Fuel for thought

Gotta admit I was selfishly pleased to see the launch scrubbed. It ain’t easy catching a mid-afternoon launch when you are Houston +13. That fuel sensor problem really seems like the undead issue. Can’t kill it.

I bet the commander, Eileen Collins, had deja vu when the window cover fell off on the launch pad — and not because of the falling foam that doomed Columbia. Collins had her foot on the gas for the scariest ride up in recent shuttle history, STS-93, when three cooling lines were ruptured by a falling pin during main engine ignition. Collins and her crew ended up short of their orbit, but the mission was a success. I’m pretty sure NASA had this in mind when they selected her for the program’s return to flight. She’s apparently quite cool under pressure.

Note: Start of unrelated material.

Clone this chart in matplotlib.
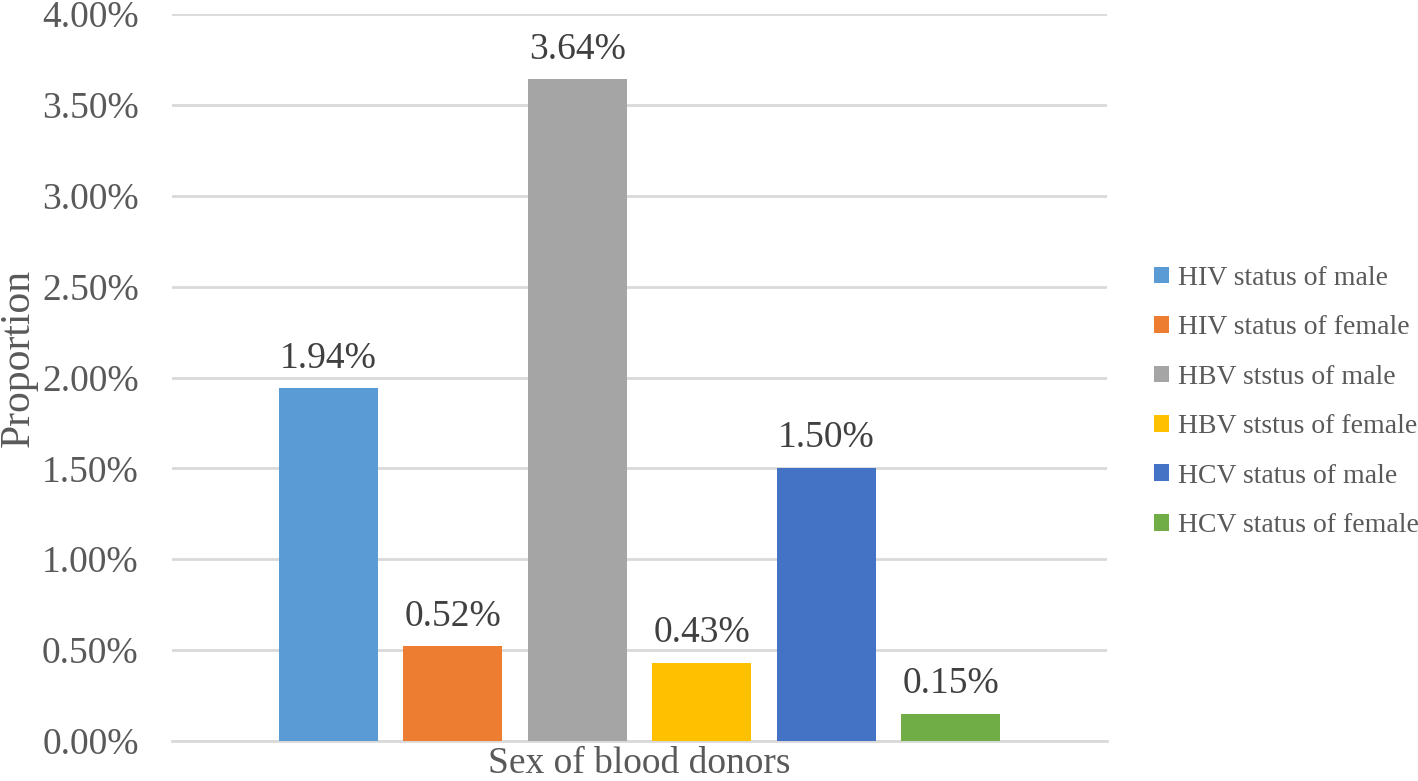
import numpy as np
import matplotlib.pyplot as plt
from matplotlib.ticker import PercentFormatter

series_names = [
    "HIV status of male",
    "HIV status of female",
    "HBV ststus of male",
    "HBV ststus of female",
    "HCV status of male",
    "HCV status of female",
]
values = [1.94, 0.52, 3.64, 0.43, 1.50, 0.15]
colors = ["#5B9BD5", "#ED7D31", "#A5A5A5", "#FFC000", "#4472C4", "#70AD47"]
y_ticks = [0.0, 0.5, 1.0, 1.5, 2.0, 2.5, 3.0, 3.5, 4.0]

plt.rcParams["font.family"] = ["Liberation Serif", "DejaVu Serif"]

fig = plt.figure(figsize=(14.18, 7.81), dpi=100)
ax = fig.add_axes([172 / 1418, 1 - 741 / 781, (1107 - 172) / 1418, (741 - 14) / 781])

x = np.arange(len(values))
for i, (name, v, c) in enumerate(zip(series_names, values, colors)):
    ax.bar(x[i], v, width=0.795, color=c, label=name, zorder=3)
    ax.text(x[i], v + 0.115, f"{v:.2f}%", ha="center", va="baseline",
            fontsize=27, color="#404040")

ax.set_xlim(-1.255, 6.255)
ax.set_ylim(0, 4.0)
ax.set_yticks(y_ticks)
ax.yaxis.set_major_formatter(PercentFormatter(decimals=2))
ax.set_xticks([])
ax.grid(axis="y", color="#D9D9D9", linewidth=2, zorder=0)
for side in ["top", "right", "left"]:
    ax.spines[side].set_visible(False)
ax.spines["bottom"].set_color("#D9D9D9")
ax.spines["bottom"].set_linewidth(2)
ax.tick_params(axis="y", length=0, pad=24, labelsize=27, labelcolor="#595959")

fig.text(19 / 1418, 1 - 358 / 781, "Proportion", rotation=90, ha="center", va="center",
         fontsize=30, color="#595959")
fig.text(639 / 1418, 1 - 773 / 781, "Sex of blood donors", ha="center", va="baseline",
         fontsize=27, color="#595959")

fig.legend(loc="center left", bbox_to_anchor=(1154 / 1418, 1 - 402 / 781),
           frameon=False, fontsize=20, borderpad=0, borderaxespad=0,
           handlelength=0.55, handleheight=0.55, handletextpad=0.3,
           labelspacing=0.88, labelcolor="#595959")

fig.savefig("out.png", dpi=100)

I really wish NASA had a shuttle alternative in the functional prototype phase in the next year or so. By my calculations, even if the shuttle makes it to the 2010 mothballing date there will be several years — akin to the post-Skylab pre-shuttle era — where the US has no operational manned space vehicle program.

Ironic that that the two bright areas in manned spaceflight are private industry and communist China. What an odd space race.

Sidenote: You can get uncluttered live video and often telemetry data from United Space Alliance, the contractors who provide many of the ground operations to NASA.

Sidenote II: Does anyone know of any good space blogs? Why can’t I find this?